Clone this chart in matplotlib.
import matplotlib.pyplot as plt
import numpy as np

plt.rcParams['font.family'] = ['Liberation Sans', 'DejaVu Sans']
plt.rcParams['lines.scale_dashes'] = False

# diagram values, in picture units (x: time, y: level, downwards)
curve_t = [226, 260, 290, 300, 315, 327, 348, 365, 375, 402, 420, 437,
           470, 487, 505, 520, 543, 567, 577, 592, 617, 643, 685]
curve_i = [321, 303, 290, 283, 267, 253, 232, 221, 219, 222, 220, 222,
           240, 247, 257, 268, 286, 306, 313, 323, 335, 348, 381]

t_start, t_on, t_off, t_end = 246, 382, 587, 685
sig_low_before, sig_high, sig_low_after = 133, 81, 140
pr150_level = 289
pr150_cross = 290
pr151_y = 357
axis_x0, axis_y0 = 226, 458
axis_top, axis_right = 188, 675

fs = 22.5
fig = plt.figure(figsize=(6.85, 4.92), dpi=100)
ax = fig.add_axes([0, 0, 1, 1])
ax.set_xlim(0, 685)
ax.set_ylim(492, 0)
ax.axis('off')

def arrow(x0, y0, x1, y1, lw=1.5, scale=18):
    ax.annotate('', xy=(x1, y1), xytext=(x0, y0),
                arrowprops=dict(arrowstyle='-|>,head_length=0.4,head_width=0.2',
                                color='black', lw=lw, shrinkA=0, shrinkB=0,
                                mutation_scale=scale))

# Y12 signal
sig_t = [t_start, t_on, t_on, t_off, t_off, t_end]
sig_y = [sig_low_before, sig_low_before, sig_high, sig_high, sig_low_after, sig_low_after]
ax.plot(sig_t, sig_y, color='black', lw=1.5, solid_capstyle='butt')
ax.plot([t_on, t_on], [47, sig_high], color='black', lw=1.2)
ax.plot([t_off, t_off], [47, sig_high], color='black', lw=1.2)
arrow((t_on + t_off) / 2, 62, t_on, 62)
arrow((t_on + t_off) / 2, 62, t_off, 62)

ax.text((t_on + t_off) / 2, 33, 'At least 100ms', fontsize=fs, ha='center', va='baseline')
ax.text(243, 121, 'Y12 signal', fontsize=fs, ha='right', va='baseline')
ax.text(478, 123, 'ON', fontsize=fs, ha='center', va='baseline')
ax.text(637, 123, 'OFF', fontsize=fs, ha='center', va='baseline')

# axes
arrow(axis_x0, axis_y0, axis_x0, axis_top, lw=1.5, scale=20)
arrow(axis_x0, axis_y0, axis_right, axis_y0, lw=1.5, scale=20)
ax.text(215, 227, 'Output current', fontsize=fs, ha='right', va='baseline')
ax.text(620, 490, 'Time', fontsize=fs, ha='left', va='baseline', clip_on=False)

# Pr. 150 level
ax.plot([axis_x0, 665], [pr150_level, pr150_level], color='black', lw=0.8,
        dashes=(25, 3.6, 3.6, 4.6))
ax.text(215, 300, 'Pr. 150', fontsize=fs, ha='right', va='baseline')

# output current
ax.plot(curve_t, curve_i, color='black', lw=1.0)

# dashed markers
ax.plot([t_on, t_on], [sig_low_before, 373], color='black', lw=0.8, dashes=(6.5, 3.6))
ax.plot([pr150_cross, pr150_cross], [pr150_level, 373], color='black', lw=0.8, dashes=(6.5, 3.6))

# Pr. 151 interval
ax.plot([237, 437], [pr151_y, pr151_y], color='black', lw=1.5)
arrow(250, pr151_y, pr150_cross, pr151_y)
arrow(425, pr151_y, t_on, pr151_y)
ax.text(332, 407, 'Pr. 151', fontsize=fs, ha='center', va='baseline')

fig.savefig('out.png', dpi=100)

..........

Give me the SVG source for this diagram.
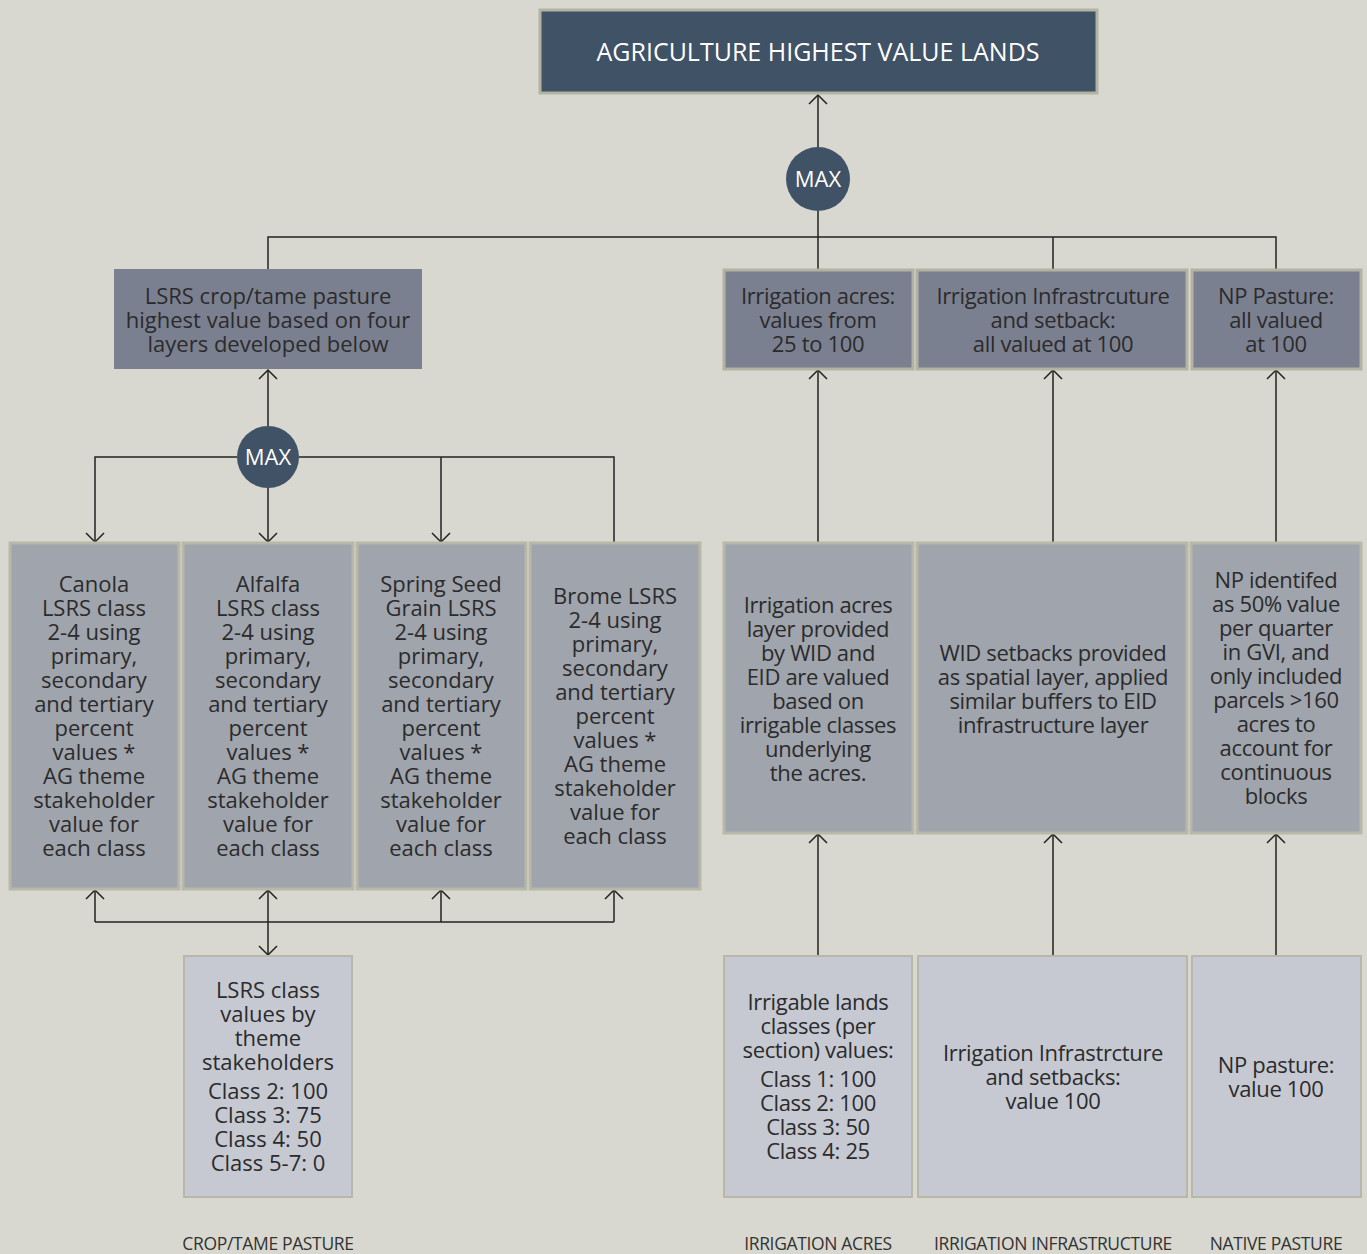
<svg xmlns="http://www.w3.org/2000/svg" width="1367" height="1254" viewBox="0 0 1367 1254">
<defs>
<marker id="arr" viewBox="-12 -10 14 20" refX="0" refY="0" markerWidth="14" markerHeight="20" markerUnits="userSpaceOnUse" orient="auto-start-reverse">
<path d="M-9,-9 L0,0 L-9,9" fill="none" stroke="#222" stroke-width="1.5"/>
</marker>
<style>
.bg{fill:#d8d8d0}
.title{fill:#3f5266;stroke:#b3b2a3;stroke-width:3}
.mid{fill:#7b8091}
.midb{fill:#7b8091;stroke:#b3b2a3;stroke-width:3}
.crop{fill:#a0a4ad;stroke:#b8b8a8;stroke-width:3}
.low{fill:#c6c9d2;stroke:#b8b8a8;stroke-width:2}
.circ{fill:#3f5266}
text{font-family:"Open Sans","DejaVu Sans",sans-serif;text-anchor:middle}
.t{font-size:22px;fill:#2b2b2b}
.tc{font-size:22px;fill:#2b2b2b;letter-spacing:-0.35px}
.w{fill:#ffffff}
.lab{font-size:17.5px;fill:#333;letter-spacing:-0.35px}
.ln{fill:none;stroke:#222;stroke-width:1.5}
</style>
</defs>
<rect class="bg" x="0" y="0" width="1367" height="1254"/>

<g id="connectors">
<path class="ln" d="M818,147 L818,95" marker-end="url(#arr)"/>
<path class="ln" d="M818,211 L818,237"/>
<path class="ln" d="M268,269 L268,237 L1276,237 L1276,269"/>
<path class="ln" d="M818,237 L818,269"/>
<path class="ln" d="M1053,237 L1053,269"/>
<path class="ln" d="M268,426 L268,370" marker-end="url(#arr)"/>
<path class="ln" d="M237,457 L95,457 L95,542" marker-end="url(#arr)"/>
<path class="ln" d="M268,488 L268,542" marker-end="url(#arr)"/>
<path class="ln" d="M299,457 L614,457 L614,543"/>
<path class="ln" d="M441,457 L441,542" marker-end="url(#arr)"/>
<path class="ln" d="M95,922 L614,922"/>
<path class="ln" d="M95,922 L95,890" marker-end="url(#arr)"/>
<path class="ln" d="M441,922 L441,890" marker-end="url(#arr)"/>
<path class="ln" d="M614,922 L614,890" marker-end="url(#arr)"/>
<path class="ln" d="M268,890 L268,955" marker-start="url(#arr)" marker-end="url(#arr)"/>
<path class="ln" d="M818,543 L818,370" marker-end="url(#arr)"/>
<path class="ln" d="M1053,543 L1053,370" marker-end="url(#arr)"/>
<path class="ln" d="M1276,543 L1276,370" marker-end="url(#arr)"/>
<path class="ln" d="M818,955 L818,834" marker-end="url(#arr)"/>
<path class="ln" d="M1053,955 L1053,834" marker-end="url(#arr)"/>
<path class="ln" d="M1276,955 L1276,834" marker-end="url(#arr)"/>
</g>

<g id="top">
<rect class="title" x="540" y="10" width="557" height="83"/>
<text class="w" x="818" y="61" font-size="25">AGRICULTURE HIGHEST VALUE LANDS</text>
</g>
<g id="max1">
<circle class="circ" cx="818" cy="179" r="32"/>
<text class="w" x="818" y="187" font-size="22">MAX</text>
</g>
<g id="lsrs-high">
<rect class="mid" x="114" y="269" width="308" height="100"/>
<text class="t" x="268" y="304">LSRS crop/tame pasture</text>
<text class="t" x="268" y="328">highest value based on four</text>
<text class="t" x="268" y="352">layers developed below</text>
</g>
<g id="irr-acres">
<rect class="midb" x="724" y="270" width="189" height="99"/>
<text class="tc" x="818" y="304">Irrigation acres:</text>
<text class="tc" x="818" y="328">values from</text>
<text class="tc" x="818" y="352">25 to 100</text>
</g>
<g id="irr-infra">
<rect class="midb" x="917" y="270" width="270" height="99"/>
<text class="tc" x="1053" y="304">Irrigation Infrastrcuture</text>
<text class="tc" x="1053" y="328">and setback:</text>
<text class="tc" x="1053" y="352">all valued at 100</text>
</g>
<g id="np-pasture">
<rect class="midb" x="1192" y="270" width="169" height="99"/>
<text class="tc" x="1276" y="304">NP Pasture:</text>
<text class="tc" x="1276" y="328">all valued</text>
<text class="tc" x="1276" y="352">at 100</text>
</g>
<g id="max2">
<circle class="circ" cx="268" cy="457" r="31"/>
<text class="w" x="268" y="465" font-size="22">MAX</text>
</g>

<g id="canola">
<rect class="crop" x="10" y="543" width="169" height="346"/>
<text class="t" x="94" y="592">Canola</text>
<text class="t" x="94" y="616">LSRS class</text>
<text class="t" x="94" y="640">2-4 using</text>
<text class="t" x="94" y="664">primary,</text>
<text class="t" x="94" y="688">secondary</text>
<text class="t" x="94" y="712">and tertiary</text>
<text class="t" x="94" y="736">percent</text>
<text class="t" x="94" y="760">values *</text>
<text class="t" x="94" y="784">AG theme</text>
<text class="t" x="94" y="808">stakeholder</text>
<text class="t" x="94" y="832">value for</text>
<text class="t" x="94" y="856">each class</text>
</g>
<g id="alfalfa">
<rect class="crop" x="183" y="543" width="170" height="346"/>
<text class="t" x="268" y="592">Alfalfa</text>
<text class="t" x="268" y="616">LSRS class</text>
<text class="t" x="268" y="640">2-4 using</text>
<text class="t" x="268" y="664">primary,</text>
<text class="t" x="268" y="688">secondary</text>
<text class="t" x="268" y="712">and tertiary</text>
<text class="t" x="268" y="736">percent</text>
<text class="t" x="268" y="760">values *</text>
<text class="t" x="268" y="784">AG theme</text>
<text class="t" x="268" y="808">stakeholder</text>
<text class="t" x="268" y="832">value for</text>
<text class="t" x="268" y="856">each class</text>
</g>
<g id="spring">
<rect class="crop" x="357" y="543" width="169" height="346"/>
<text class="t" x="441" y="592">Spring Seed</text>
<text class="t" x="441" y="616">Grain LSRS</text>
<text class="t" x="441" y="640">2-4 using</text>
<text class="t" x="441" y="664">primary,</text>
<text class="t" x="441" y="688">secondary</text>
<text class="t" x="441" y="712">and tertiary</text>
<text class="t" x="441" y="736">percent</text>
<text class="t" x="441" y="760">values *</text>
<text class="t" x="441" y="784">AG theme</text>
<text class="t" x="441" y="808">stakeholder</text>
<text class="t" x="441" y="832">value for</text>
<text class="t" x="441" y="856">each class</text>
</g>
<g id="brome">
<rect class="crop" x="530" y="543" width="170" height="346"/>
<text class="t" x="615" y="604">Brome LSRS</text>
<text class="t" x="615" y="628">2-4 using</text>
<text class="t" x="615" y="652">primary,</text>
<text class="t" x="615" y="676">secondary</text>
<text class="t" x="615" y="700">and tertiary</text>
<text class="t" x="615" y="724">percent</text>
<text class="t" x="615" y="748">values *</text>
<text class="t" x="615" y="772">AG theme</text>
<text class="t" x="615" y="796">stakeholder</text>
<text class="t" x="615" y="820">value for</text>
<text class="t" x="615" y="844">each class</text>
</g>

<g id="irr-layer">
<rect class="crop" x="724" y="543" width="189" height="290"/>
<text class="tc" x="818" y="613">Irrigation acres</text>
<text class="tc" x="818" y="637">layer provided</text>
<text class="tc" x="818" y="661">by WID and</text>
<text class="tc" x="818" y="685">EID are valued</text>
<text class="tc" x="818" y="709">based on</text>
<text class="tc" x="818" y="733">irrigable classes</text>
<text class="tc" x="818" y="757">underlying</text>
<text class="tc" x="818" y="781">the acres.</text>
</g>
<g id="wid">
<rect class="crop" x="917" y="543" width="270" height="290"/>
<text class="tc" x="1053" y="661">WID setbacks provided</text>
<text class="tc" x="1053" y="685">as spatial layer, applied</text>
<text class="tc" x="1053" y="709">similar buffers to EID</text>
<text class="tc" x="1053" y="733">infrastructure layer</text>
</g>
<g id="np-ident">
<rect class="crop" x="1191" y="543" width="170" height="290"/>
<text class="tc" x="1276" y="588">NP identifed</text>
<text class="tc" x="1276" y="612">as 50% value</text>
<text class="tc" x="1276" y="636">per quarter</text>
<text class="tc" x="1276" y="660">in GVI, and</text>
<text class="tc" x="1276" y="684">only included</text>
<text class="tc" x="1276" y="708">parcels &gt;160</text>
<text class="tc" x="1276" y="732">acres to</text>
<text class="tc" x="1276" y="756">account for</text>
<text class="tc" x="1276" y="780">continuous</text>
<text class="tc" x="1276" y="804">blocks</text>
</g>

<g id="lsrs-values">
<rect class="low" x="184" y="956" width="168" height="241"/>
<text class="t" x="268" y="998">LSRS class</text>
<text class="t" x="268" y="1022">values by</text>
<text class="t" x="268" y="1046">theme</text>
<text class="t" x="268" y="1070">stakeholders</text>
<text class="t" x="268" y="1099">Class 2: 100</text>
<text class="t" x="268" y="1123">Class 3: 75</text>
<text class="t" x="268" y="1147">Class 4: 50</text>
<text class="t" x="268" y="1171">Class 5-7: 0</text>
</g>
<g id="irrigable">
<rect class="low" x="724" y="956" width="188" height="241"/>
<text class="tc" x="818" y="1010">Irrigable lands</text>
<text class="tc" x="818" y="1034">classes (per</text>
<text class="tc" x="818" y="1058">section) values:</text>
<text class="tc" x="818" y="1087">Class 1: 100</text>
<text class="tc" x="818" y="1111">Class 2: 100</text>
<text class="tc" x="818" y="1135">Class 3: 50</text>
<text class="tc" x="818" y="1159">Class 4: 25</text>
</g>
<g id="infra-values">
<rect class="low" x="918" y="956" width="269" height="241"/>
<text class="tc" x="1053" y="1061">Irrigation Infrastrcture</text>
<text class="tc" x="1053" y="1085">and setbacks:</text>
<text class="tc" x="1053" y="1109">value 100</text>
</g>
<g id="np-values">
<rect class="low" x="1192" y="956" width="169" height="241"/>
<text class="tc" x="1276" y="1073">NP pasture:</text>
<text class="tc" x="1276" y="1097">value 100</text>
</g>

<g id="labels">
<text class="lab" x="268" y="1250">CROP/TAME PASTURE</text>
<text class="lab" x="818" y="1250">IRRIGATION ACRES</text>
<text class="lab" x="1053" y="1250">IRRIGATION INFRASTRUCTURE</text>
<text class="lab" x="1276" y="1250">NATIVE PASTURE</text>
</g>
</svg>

..........

Your task is to output exactly the lines from the one with "Clone this chart in matplotlib." through the one with "ax.axis('off')", counting both ends.

Clone this chart in matplotlib.
import matplotlib.pyplot as plt
import numpy as np

plt.rcParams['font.family'] = ['Liberation Sans', 'DejaVu Sans']
plt.rcParams['lines.scale_dashes'] = False

# diagram values, in picture units (x: time, y: level, downwards)
curve_t = [226, 260, 290, 300, 315, 327, 348, 365, 375, 402, 420, 437,
           470, 487, 505, 520, 543, 567, 577, 592, 617, 643, 685]
curve_i = [321, 303, 290, 283, 267, 253, 232, 221, 219, 222, 220, 222,
           240, 247, 257, 268, 286, 306, 313, 323, 335, 348, 381]

t_start, t_on, t_off, t_end = 246, 382, 587, 685
sig_low_before, sig_high, sig_low_after = 133, 81, 140
pr150_level = 289
pr150_cross = 290
pr151_y = 357
axis_x0, axis_y0 = 226, 458
axis_top, axis_right = 188, 675

fs = 22.5
fig = plt.figure(figsize=(6.85, 4.92), dpi=100)
ax = fig.add_axes([0, 0, 1, 1])
ax.set_xlim(0, 685)
ax.set_ylim(492, 0)
ax.axis('off')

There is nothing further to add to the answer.